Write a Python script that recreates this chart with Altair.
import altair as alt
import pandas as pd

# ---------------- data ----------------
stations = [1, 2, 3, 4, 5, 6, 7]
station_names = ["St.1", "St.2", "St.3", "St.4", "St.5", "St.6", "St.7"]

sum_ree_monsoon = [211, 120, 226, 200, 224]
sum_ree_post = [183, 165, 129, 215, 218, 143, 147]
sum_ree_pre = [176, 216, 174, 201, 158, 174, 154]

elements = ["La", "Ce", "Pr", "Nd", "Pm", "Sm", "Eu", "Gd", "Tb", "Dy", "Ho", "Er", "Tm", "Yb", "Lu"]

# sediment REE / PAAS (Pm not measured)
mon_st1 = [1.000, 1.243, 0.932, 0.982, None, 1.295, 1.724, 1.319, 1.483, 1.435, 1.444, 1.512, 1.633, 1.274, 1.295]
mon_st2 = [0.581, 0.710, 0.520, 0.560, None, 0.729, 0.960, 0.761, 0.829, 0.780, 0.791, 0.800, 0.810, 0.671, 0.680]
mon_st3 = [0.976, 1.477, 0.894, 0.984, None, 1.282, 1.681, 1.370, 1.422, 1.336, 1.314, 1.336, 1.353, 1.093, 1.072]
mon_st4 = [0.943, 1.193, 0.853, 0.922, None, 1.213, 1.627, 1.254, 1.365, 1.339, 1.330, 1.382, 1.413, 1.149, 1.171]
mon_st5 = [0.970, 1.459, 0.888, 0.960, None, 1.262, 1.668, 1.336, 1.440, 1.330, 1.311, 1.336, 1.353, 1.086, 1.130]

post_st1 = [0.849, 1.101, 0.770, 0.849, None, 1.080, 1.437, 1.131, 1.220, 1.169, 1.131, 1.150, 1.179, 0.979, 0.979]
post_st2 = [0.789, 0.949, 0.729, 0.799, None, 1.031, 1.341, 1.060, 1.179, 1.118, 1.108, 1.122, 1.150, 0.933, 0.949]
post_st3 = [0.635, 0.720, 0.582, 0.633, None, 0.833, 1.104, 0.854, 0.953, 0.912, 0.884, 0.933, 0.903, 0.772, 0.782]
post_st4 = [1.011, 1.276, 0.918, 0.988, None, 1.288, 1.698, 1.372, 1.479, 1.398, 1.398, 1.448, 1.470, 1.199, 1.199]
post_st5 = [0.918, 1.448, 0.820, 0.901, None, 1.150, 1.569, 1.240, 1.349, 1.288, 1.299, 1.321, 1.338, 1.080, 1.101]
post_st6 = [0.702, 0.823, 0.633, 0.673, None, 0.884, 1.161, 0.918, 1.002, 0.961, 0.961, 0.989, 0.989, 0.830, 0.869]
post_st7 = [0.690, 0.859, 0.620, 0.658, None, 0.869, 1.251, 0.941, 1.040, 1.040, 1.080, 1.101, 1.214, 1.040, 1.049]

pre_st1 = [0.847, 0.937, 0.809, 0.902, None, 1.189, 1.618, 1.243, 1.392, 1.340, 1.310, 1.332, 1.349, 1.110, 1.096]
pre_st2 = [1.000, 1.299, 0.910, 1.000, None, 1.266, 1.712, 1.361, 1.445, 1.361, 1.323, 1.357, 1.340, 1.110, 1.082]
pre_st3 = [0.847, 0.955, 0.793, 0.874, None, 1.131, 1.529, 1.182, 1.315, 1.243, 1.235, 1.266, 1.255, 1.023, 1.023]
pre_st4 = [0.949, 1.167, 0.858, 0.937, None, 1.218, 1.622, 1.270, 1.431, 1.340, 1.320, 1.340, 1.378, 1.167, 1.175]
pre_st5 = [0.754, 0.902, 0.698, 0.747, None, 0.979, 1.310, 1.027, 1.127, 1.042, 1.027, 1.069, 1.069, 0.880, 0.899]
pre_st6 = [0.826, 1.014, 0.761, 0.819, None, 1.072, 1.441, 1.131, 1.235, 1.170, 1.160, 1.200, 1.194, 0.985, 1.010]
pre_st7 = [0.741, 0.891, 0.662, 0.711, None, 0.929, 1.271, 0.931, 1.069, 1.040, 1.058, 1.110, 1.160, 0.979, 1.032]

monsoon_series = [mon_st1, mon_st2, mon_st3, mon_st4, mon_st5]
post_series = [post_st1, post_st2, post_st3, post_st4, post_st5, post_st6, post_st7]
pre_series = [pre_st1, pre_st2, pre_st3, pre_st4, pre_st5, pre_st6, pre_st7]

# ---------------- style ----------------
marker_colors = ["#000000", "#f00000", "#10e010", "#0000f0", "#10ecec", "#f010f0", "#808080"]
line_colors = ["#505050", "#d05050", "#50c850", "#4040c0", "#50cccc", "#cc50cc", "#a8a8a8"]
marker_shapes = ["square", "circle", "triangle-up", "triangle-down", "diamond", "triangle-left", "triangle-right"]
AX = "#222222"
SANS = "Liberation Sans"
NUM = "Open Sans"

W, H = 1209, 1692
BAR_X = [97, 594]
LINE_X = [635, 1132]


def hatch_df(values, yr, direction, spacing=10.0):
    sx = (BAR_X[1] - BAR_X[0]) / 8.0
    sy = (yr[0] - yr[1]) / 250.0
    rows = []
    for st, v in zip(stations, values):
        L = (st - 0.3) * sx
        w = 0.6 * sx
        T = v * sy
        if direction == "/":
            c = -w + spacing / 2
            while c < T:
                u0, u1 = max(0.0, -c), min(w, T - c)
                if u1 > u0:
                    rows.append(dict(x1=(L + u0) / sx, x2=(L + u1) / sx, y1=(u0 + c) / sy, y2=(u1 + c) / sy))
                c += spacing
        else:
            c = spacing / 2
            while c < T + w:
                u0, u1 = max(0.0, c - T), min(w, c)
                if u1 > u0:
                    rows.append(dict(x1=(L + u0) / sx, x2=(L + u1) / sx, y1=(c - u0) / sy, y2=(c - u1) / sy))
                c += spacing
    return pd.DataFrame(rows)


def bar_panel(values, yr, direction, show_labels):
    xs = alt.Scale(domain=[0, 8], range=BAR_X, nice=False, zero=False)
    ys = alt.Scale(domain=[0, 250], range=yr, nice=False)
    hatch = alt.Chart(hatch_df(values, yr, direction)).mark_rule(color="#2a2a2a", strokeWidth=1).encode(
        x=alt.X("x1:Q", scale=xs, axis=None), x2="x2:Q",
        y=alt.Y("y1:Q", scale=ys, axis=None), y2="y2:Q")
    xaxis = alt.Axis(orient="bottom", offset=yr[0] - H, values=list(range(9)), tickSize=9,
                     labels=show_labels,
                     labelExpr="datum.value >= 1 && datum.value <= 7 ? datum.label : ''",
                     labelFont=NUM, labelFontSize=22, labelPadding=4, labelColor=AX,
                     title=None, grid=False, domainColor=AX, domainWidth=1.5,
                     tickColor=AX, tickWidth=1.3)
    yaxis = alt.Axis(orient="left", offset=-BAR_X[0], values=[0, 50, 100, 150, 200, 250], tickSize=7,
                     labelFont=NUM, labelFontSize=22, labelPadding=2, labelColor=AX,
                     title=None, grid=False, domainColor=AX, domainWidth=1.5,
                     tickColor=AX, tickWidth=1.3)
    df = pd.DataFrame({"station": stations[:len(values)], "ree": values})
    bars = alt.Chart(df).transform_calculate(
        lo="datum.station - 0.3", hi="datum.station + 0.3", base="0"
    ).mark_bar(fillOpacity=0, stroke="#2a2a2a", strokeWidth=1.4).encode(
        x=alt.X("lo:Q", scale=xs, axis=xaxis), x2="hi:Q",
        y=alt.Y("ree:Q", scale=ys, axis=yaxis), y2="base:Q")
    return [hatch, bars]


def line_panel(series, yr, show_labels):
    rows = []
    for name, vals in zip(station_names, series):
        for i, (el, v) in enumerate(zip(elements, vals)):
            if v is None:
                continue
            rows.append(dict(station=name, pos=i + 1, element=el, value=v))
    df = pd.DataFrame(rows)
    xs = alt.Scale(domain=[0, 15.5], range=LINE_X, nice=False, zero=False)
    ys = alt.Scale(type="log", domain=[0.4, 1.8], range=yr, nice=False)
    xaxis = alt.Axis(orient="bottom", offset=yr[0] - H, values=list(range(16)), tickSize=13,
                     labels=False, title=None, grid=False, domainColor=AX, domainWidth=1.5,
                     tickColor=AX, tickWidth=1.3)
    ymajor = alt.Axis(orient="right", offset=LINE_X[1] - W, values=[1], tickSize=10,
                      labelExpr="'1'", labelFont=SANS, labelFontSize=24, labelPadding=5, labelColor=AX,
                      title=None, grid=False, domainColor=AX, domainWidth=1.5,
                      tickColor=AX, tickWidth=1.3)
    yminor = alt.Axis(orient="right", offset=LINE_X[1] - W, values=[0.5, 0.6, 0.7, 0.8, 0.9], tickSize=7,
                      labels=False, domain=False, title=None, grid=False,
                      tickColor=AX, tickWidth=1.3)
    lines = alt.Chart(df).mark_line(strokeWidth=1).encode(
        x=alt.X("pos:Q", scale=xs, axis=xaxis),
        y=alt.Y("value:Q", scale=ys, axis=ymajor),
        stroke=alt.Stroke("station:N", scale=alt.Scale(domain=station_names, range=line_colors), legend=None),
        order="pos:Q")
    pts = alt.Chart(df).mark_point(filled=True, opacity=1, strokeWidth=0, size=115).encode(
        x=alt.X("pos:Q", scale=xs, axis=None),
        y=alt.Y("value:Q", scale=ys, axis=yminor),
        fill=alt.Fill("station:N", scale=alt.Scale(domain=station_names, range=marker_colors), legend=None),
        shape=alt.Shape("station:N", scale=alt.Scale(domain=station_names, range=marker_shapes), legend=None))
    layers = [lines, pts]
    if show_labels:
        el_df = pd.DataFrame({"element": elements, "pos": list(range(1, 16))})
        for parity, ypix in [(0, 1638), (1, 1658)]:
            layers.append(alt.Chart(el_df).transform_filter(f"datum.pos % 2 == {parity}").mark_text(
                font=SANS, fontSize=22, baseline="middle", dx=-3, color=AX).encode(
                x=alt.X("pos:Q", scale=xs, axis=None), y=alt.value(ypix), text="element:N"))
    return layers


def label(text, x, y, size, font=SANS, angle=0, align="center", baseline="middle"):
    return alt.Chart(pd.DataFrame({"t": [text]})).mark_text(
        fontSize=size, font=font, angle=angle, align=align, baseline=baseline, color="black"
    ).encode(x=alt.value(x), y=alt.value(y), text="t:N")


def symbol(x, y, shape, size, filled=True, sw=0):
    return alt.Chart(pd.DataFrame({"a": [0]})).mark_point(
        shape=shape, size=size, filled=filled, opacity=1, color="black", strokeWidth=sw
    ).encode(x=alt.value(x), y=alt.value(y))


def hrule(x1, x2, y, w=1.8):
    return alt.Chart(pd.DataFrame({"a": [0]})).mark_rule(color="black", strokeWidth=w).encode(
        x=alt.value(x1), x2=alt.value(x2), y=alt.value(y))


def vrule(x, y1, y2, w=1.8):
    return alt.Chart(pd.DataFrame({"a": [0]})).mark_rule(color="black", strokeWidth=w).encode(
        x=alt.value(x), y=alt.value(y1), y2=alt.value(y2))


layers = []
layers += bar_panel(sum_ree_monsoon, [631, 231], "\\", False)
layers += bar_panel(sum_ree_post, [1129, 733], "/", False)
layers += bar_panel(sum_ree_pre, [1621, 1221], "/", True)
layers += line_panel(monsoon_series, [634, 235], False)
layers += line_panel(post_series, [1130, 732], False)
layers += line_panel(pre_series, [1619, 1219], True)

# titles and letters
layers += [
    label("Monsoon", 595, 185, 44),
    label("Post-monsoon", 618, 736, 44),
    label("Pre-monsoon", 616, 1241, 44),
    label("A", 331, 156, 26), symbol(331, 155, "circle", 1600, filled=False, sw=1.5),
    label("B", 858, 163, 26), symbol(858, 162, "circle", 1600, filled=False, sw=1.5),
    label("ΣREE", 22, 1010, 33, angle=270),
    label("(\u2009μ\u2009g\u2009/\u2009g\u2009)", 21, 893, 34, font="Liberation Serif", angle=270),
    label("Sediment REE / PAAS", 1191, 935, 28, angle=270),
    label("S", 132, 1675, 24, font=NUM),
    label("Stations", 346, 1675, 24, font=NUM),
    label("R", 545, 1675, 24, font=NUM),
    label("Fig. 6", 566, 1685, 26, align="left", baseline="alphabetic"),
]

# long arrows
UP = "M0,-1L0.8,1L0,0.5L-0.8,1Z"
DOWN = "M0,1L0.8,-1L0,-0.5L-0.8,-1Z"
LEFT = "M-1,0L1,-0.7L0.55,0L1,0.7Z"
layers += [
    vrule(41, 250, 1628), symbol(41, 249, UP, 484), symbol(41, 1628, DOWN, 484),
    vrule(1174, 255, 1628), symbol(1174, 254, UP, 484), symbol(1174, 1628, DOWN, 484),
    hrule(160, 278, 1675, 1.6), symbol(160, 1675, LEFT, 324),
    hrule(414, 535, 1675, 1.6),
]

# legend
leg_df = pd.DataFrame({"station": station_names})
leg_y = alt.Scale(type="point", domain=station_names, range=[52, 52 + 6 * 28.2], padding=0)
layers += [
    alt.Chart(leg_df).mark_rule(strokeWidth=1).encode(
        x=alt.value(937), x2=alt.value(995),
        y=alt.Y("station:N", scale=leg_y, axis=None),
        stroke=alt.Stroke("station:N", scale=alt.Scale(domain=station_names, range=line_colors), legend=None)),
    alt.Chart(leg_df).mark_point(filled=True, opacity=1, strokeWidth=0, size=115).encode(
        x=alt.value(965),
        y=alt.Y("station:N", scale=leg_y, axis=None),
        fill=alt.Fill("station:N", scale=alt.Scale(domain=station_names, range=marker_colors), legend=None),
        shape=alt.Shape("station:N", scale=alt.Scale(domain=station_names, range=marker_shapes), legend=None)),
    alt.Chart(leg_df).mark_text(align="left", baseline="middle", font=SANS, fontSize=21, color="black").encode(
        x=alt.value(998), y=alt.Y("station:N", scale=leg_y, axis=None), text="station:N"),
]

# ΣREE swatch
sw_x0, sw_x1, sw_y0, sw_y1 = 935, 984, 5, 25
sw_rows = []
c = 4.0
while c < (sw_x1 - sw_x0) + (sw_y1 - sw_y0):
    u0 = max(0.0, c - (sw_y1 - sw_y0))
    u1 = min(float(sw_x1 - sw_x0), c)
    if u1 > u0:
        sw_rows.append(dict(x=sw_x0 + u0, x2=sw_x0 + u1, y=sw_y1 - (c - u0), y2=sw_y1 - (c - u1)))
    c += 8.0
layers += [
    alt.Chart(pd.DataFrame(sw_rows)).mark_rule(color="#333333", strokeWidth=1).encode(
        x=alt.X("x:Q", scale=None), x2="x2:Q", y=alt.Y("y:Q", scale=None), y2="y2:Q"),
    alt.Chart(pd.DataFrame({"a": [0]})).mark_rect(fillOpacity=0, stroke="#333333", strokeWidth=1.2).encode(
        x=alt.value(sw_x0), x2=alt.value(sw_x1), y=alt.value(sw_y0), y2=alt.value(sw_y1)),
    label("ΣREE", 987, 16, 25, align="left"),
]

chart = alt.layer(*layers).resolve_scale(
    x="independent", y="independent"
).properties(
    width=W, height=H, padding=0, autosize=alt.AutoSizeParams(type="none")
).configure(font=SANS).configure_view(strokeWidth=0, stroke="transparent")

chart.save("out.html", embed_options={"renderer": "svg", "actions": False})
========================================
**Exercise instructions:** The required output is the exact run of lines from the beginning of the listing above to the line that contains "1.214, 1.040, 1.049]", inclusive of both.

**Solution:**
Write a Python script that recreates this chart with Altair.
import altair as alt
import pandas as pd

# ---------------- data ----------------
stations = [1, 2, 3, 4, 5, 6, 7]
station_names = ["St.1", "St.2", "St.3", "St.4", "St.5", "St.6", "St.7"]

sum_ree_monsoon = [211, 120, 226, 200, 224]
sum_ree_post = [183, 165, 129, 215, 218, 143, 147]
sum_ree_pre = [176, 216, 174, 201, 158, 174, 154]

elements = ["La", "Ce", "Pr", "Nd", "Pm", "Sm", "Eu", "Gd", "Tb", "Dy", "Ho", "Er", "Tm", "Yb", "Lu"]

# sediment REE / PAAS (Pm not measured)
mon_st1 = [1.000, 1.243, 0.932, 0.982, None, 1.295, 1.724, 1.319, 1.483, 1.435, 1.444, 1.512, 1.633, 1.274, 1.295]
mon_st2 = [0.581, 0.710, 0.520, 0.560, None, 0.729, 0.960, 0.761, 0.829, 0.780, 0.791, 0.800, 0.810, 0.671, 0.680]
mon_st3 = [0.976, 1.477, 0.894, 0.984, None, 1.282, 1.681, 1.370, 1.422, 1.336, 1.314, 1.336, 1.353, 1.093, 1.072]
mon_st4 = [0.943, 1.193, 0.853, 0.922, None, 1.213, 1.627, 1.254, 1.365, 1.339, 1.330, 1.382, 1.413, 1.149, 1.171]
mon_st5 = [0.970, 1.459, 0.888, 0.960, None, 1.262, 1.668, 1.336, 1.440, 1.330, 1.311, 1.336, 1.353, 1.086, 1.130]

post_st1 = [0.849, 1.101, 0.770, 0.849, None, 1.080, 1.437, 1.131, 1.220, 1.169, 1.131, 1.150, 1.179, 0.979, 0.979]
post_st2 = [0.789, 0.949, 0.729, 0.799, None, 1.031, 1.341, 1.060, 1.179, 1.118, 1.108, 1.122, 1.150, 0.933, 0.949]
post_st3 = [0.635, 0.720, 0.582, 0.633, None, 0.833, 1.104, 0.854, 0.953, 0.912, 0.884, 0.933, 0.903, 0.772, 0.782]
post_st4 = [1.011, 1.276, 0.918, 0.988, None, 1.288, 1.698, 1.372, 1.479, 1.398, 1.398, 1.448, 1.470, 1.199, 1.199]
post_st5 = [0.918, 1.448, 0.820, 0.901, None, 1.150, 1.569, 1.240, 1.349, 1.288, 1.299, 1.321, 1.338, 1.080, 1.101]
post_st6 = [0.702, 0.823, 0.633, 0.673, None, 0.884, 1.161, 0.918, 1.002, 0.961, 0.961, 0.989, 0.989, 0.830, 0.869]
post_st7 = [0.690, 0.859, 0.620, 0.658, None, 0.869, 1.251, 0.941, 1.040, 1.040, 1.080, 1.101, 1.214, 1.040, 1.049]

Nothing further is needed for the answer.